Xoán Lagares, porém,
afirma que ainda é difícil falar em suas línguas separadas.
“Em termos de
descrição linguística, não há um critério para dizer em que momento duas
variantes se tornam línguas diferentes. Esse é um problema em várias partes do
mundo. Por isso, muitas vezes, é apenas uma questão política.”
·
‘É uma moda como outra
qualquer’
Mas qual a real
influência do português do Brasil em Portugal, para além das críticas embutidas
nas manchetes de jornais e dos "brasileirismos" denunciados nas redes
sociais?
Segundo os
especialistas consultados pela BBC News Brasil, é difícil prever o impacto que
isso pode ter ao longo do tempo.
Até o momento, há
poucas pesquisas publicadas que analisam o fenômeno – e novas expressões,
palavras e estrangeirismos surgem e desaparecem nas línguas a todo tempo.
“Alguns youtubers brasileiros
têm muita qualidade, e não é por acaso que as crianças assistem e também
aprendem com eles”, diz Fernando Venâncio.
“Mas é impossível
dizer se esse fenômeno novo vai ter futuro, porque também há alguns youtubers portugueses
que estão a aprender bastante com os brasileiros e estão a produzir mais coisas
com alguma qualidade.”
Para Xoán Lagares, a
influência atual se dá sobretudo na sintaxe e a partir de algumas construções
específicas.

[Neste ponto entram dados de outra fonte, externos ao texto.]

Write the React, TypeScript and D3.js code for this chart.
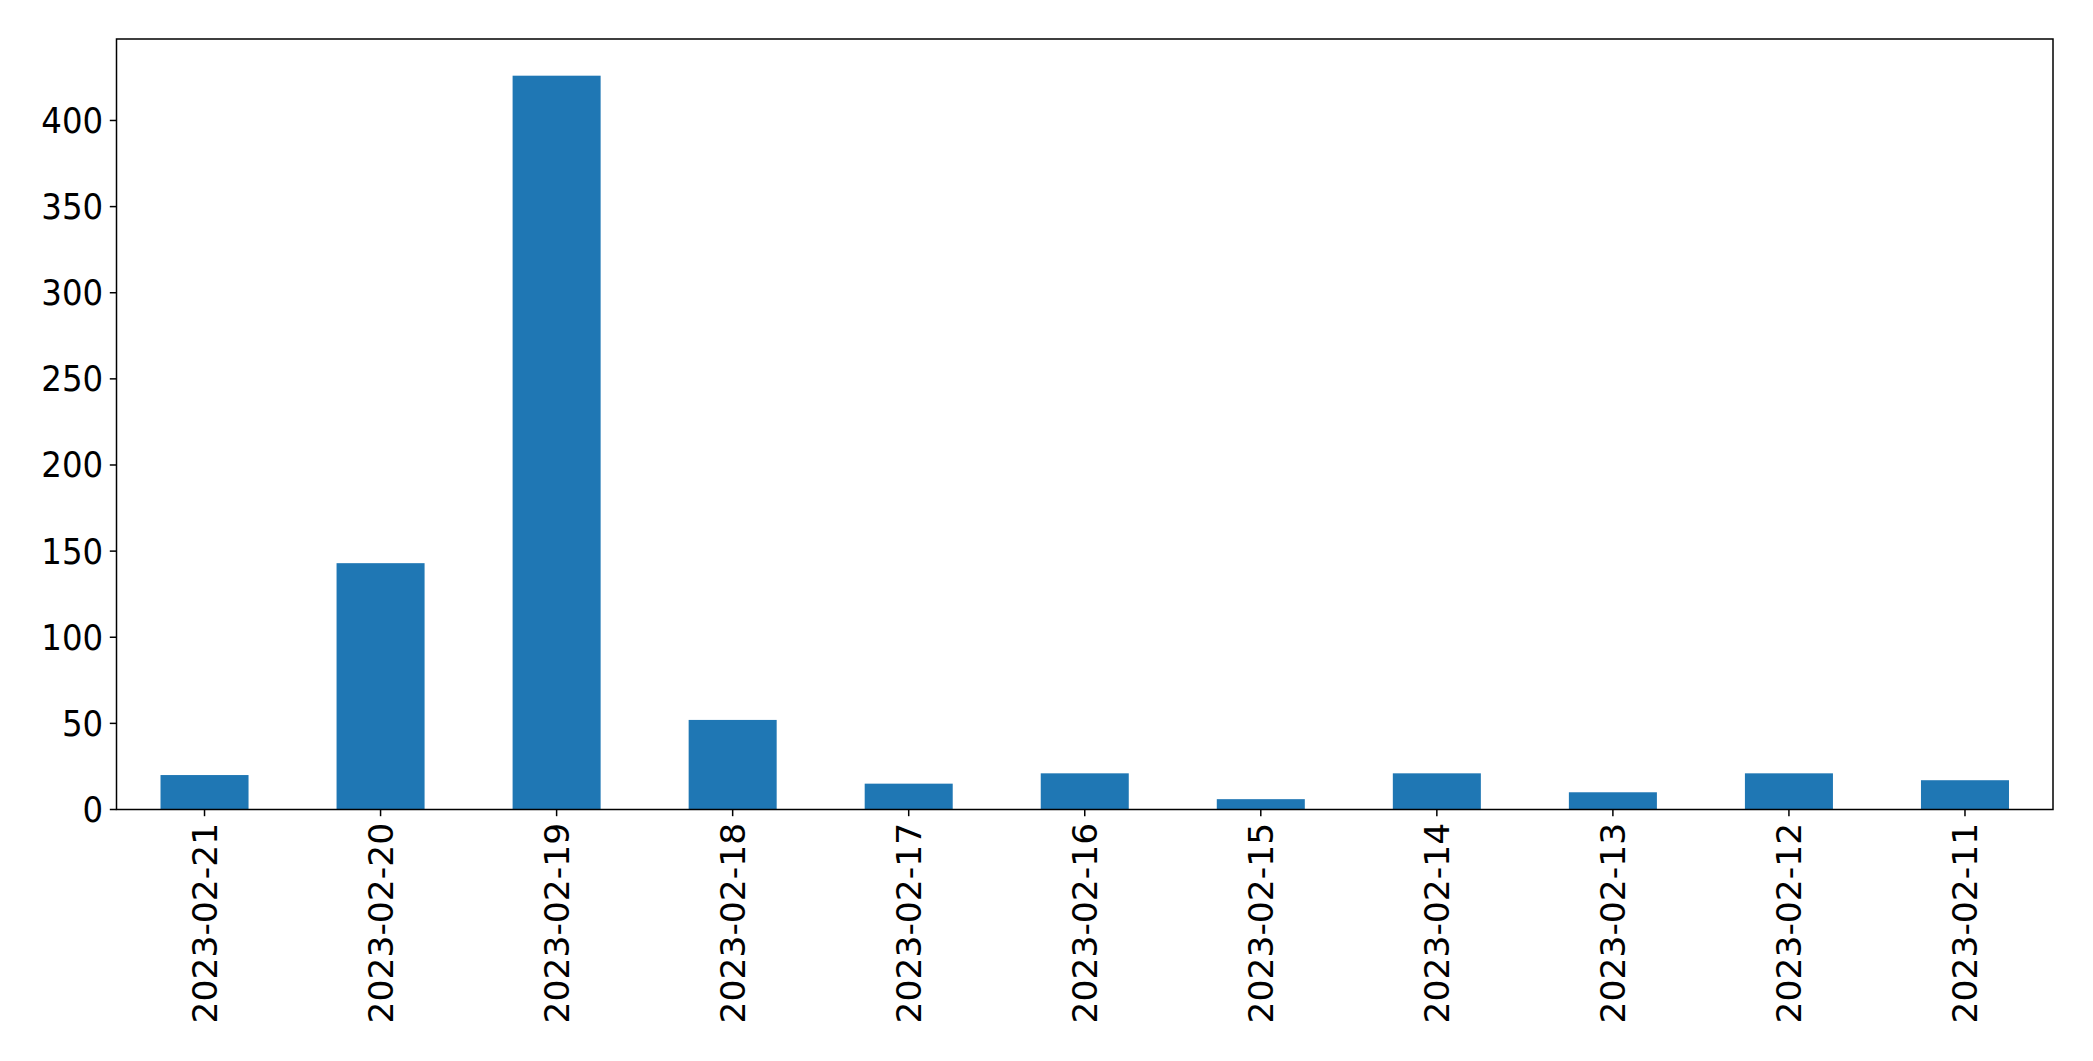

Ou seja, não engloba toda a língua.
“É difícil que eles
mudem, por exemplo, a colocação pronominal por conta da forma usada no Brasil.
Essas coisas demoram e são difíceis de acontecer”, diz.
“Veja no Brasil, onde
ensinamos a questão da ênclise e até hoje não se consolidou, muitos alunos
precisam ser corrigidos na escola e em redações.”
O linguista afirma
ainda que o próprio preconceito demonstrado por alguns portugueses em relação à
variedade brasileira deve barrar qualquer influência maior.
“Há muitas questões
identitárias, de reconhecimento da própria variedade e de lealdade linguística
envolvidas”, afirma.
Por sua vez, a
linguista Graça Rio-Torto avalia que o inglês exerça uma influência hoje mais
forte em Portugal do que o português falado no Brasil, sobretudo nas linguagens
técnicas e da área de informática.
Ela é categórica ao
afirmar que o português falado em Portugal não sofrerá mudanças profundas e
permanentes a partir dessa influência, ao menos por enquanto.
Para ilustrar seu
argumento, ela ressalta que Portugal passou por séculos de dominação
estrangeira e foi colonizado por árabes e espanhóis.
"Esses fatos
tiveram alguma influência sobre a língua, mas não alteraram o rumo principal
das mudanças linguísticas em curso”, diz ela.
"Como linguistas,
não esperaríamos que em tão pouco tempo e em um conjunto numericamente não tão
significativo assim de falantes pudesse ter uma influência decisiva sobre a
língua."
Havia essa mesma
preocupação, segundo ela, nos anos 1970, quando as novelas brasileiras eram
muito populares.
"Também se dizia
que muitas construções lexicais e até gramaticais iriam ser introduzidas na
variedade portuguesa. Mas não foi tanto assim", diz.
"É uma moda como
outra qualquer, circunscrita no tempo."